Expertise psychiatrique : une obligation dans les affaires de mœurs
L’expertise psychiatrique est prévue par le Code de procédure pénale. Elle est encadrée de manière plus générale par les dispositions relative aux expertises en général. Il existe en droit pénal d’autres expertises que l’expertise psychiatrique : expertise technique sur un ordinateur pour mettre à jour des fichiers (photos ou vidéos), expertise somatique (elle relève de la médecine légale). Comme les autres expertises, l’expertise psychiatrique est une mesure que décide un juge ou des juges afin d’être éclairé dans un domaine pour lequel il n’a a priori pas de connaissances et donc doit s’en remettre à une personne dont l’expérience et les connaissances vont l’aider à prendre sa décision.
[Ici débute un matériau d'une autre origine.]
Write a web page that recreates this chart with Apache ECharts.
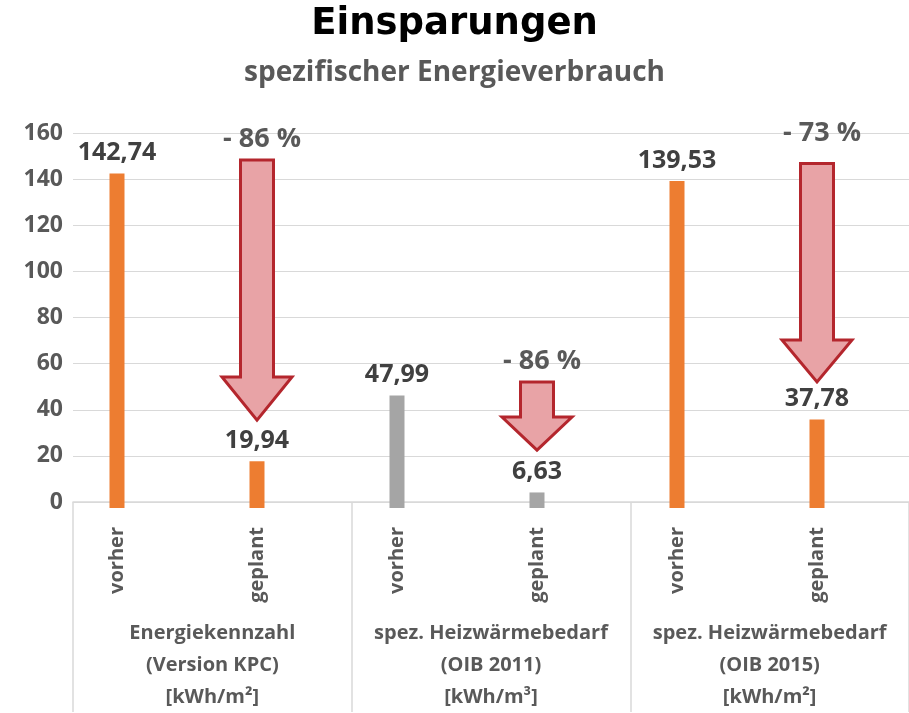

L’expertise psychiatrique peut être complétée par une expertise psychologique. Ce ne sont pas les mêmes choses. L’expertise psychiatrique va plutôt servir notamment à évaluer la dangerosité d’une personne, la nécessité d’un suivi, le risque de réitération ou de récidive. L’expertise psychologique est plus centrée sur l’individu, son histoire, son développement personnel. En matière d’agression sexuelle, seul l’expertise psychiatrique est obligatoire (c’est l’article 706-47-1 du Code de procédure pénale qui le prévoit). L’expertise psychologique est facultative et la personne mise en examen peut la demander mais il est rare que le juge d’instruction accède à la demande car il trouve généralement que cela fait perdre du temps à l’instruction et que l’expertise psychiatrique suffit. Pour la défense, une expertise psychologique est une chose souvent positive et permet de remettre l’individu au centre d’un contexte et non pas exclusivement à travers les infractions commises. Il faut donc que le juge d’instruction ait envie d’instruire le dossier à décharge également pour qu’il accepte de faire réaliser une expertise psychologique.
Le rôle de l’expertise psychiatrique en matière d’agression sexuelle
L’expertise psychiatrique va occuper un rôle important dans une affaire d’agression sexuelle à plusieurs niveaux. Le premier est celui de savoir si le mis en examen est conscient de l’acte qu’il a commis. En effet, une personne qui agit alors que son discernent est aboli n’est pas responsable. C’est le cas par exemple lors d’un accès de folie du à une consommation de substance toxique ou d’une pathologie psychiatrique comme la schizophrénie. L’expertise psychiatrique va servir au juge d’instruction pour savoir si le mis en examen était bien conscient de ce qu’il faisait au moment des faits qui lui sont reprochés.
Une autre partie de l’expertise psychiatrique va servir à évaluer la dangerosité de la personne. Mise en examen, elle reste présumée innocente (du moins en théorie). Elle devrait donc rester libre jusqu’à son procès. Mais le juge d’instruction va vouloir évaluer si pendant cette période, le mis en examen peut faire courir un risque pour d’éventuelle(s) future(s) victime(s).
L’expert va aussi être amené à diagnostiquer une pathologie psychiatrique s’il y en a une chez le mis en examen. En gros, il va dire si le mis en examen est malade et si cette maladie psychiatrique est une des raisons qui aurait pu permettre la réalisation de l’acte reproché. Si c’est le cas, l’expert peut également préconiser un traitement et des soins médicaux dans le cadre d’un suivi socio-judiciaire qui interviendra après le jugement.
C’est la dernière partie de l’expertise psychiatrique : savoir si la maladie psychiatrique est guérissable et si le traitement médical est positif ou non ainsi que la façon dont un tel traitement peut être suivie. La question du traitement d’une maladie psychiatrique en prison prend là tout son sens. Si l’expert recommande un suivi médical, est-ce que celui-ci est compatible avec la prison ?
Les limites d’une telle mesure en matière d’agression sexuelle
L’expert ne peut pas se prononcer sur la culpabilité du mis en examen. Si ce dernier ne reconnaît pas les faits, il ne peut pas donner d’indication qui serait susceptible de remettre en cause la réalité ou non de ces derniers.
L’expertise psychiatrique est importante pour la défense dans les affaires d’agression sexuelle. C’est un élément objectif et qui permet de donner du sens à la théorie de la défense dans la suite de la procédure d’instruction. Il est important de ne pas accepter qu’un juge d’instruction refuse les questions de la défense. Celles-ci doivent être posées et le juge d’instruction n’a pas le monopole de la question légitime en la matière même si il ou elle le croit.